A Rússia forneceu fertilizantes em meio a sanções ocidentais;

Ambos apoiam o fortalecimento dos BRICS como alternativa ao G7/OTAN.

O Brasil deve se posicionar como pólo autônomo de um Sul Global insurgente.

Preparar-se para o conflito? Sim, mas em múltiplos níveis, não só militar

Preparar-se para um conflito sistêmico global não significa apenas armamento, mas:

Soberania tecnológica e digital

Independência energética e alimentar

Resiliência cibernética

Alinhamento sul-sul em defesa mútua

Controle de seus recursos naturais estratégicos (como lítio, nióbio, água, terras raras)

A bomba nuclear não resolve nenhum desses pontos, mas impõe respeito ao mundo.

E a estratégia de longo prazo?

O Brasil deve buscar:

Multipolaridade real, não subordinada;

Reforma da ONU, do FMI e da governança global;

Integração latino-americana soberana, com ALBA, CELAC e UNASUL repensadas;

Diplomacia da paz com garra, como a Índia faz, equilibrando interesses e evitando submissão

O Brasil deve sim romper com o colonialismo do século XXI, mas com sabedoria estratégica, não impulsividade bélica

Minha indignação diante desta desumanidade dos EUA e seus satélites é justa e legítima. A elite globalista ocidental usa métodos coercitivos contra países que tentam manter soberania.

Mas a resposta não pode ser imitar o comportamento imperial com a mesma lógica bélica. A verdadeira revolução brasileira será construir um modelo de potência soberana, pacífica, com capacidade de dissuasão e diplomacia ativa.

A ONU, como está, serve aos tanques, não aos tratados

O fracasso da ONU diante das guerras dos EUA e de Israel mostra que as instituições criadas em 1945 não dão mais conta do mundo de hoje. Elas precisam ser reformadas ou substituídas. E se os povos do Sul não se unirem, continuarão sendo vítimas — não protagonistas — da história.

Estamos em guerra?

Trenin afirma que sim, já estamos, e que a guerra é total, psicológica, política, militar, econômica e informacional.
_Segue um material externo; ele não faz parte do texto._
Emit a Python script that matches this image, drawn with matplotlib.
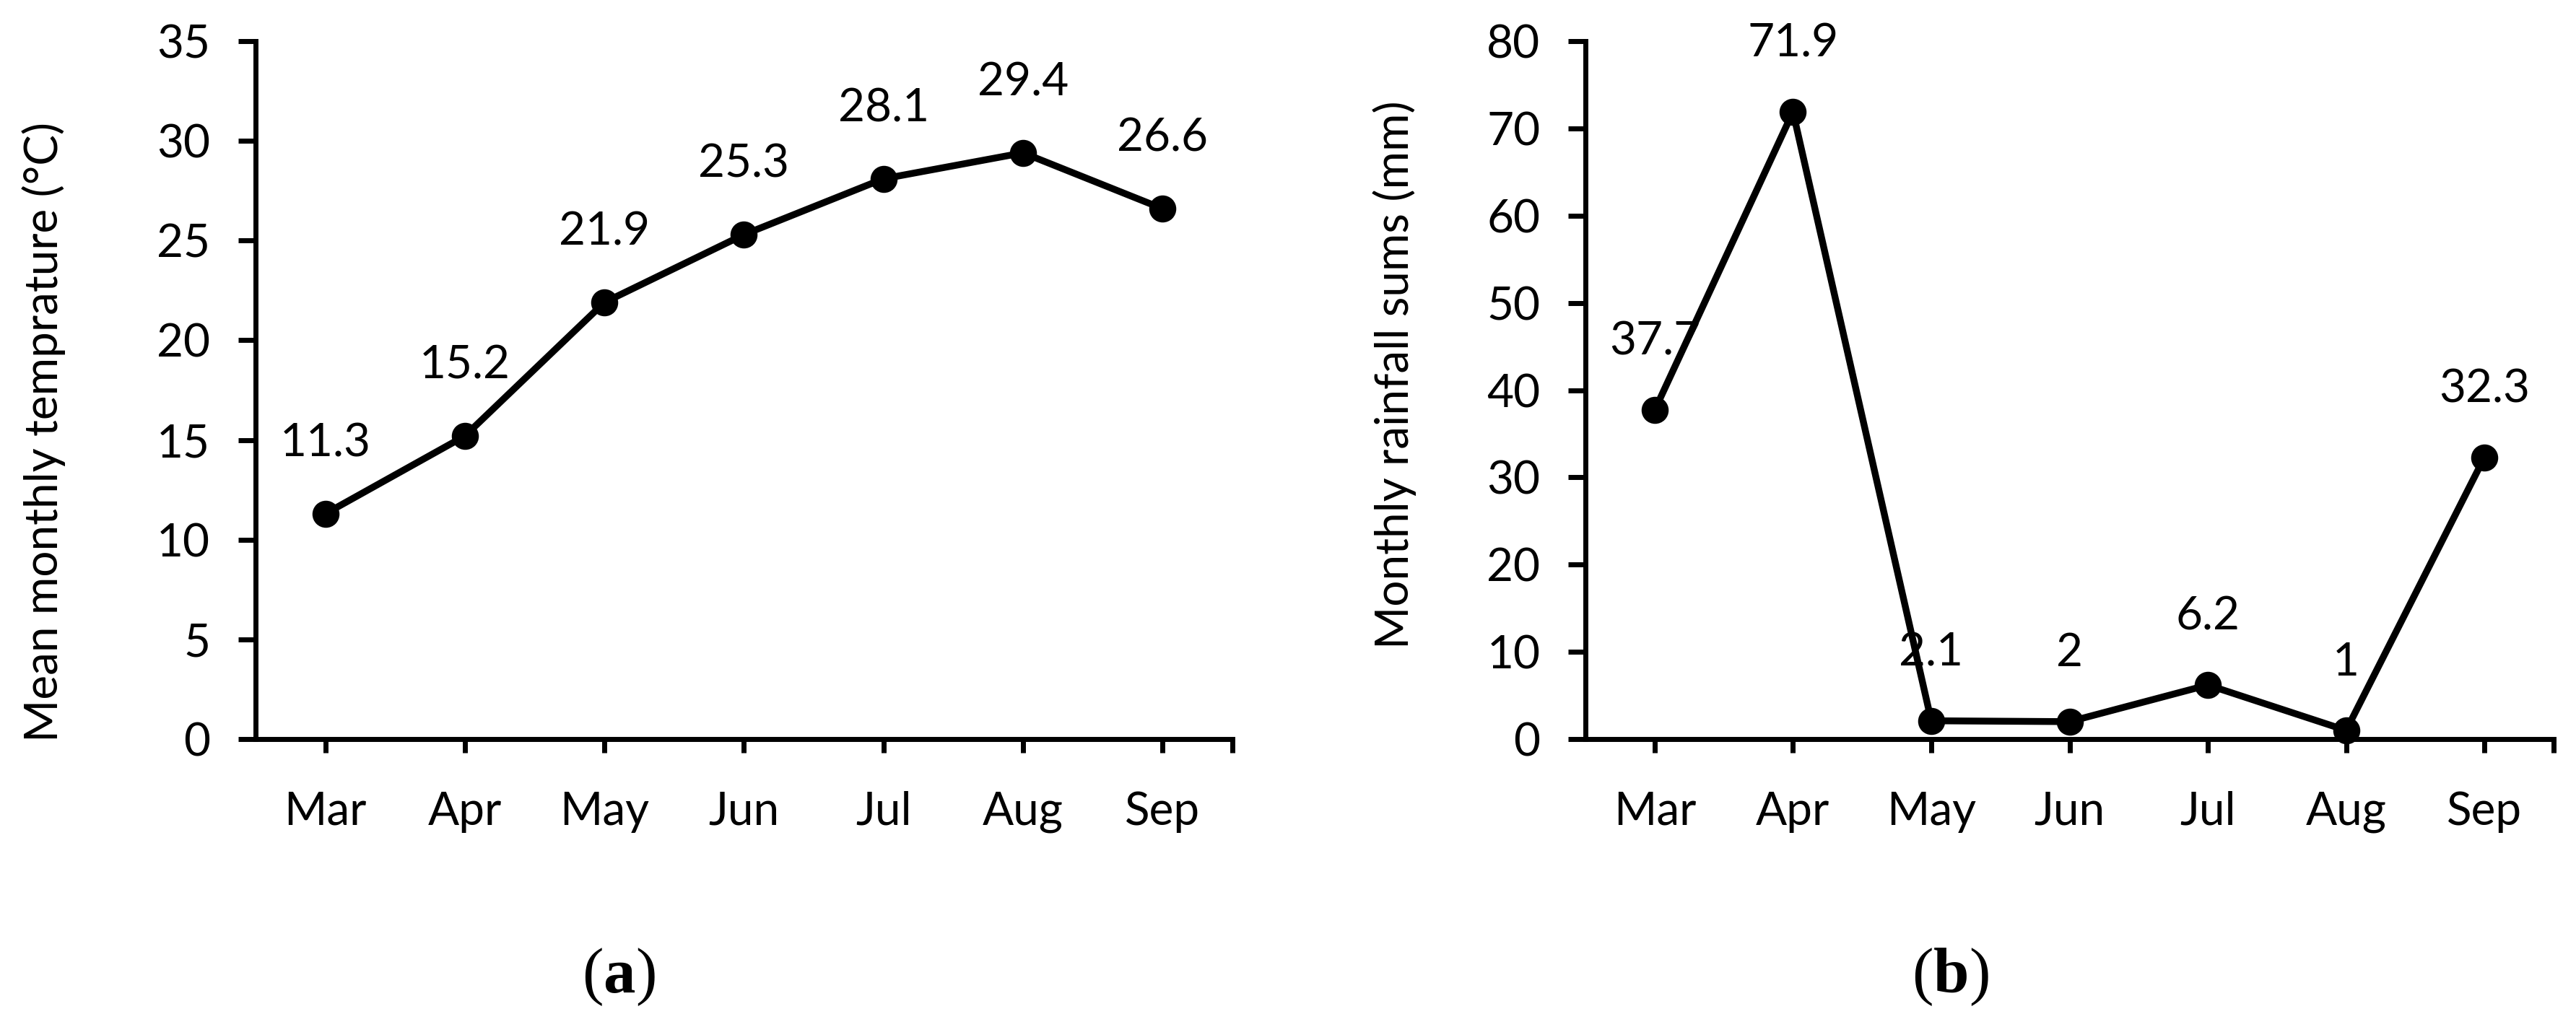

Concordar ou não com isso exige cautela. Mas o que é inegável é que o sistema internacional vive uma fase de transição acelerada, com riscos crescentes de rupturas violentas, escaladas regionais e choques de valores.

O maior desafio será evitar que previsões como a de Trenin se tornem profecias autorrealizáveis. No entanto, diante destes país, o Brasil deve se preparar com estratégia e inteligência.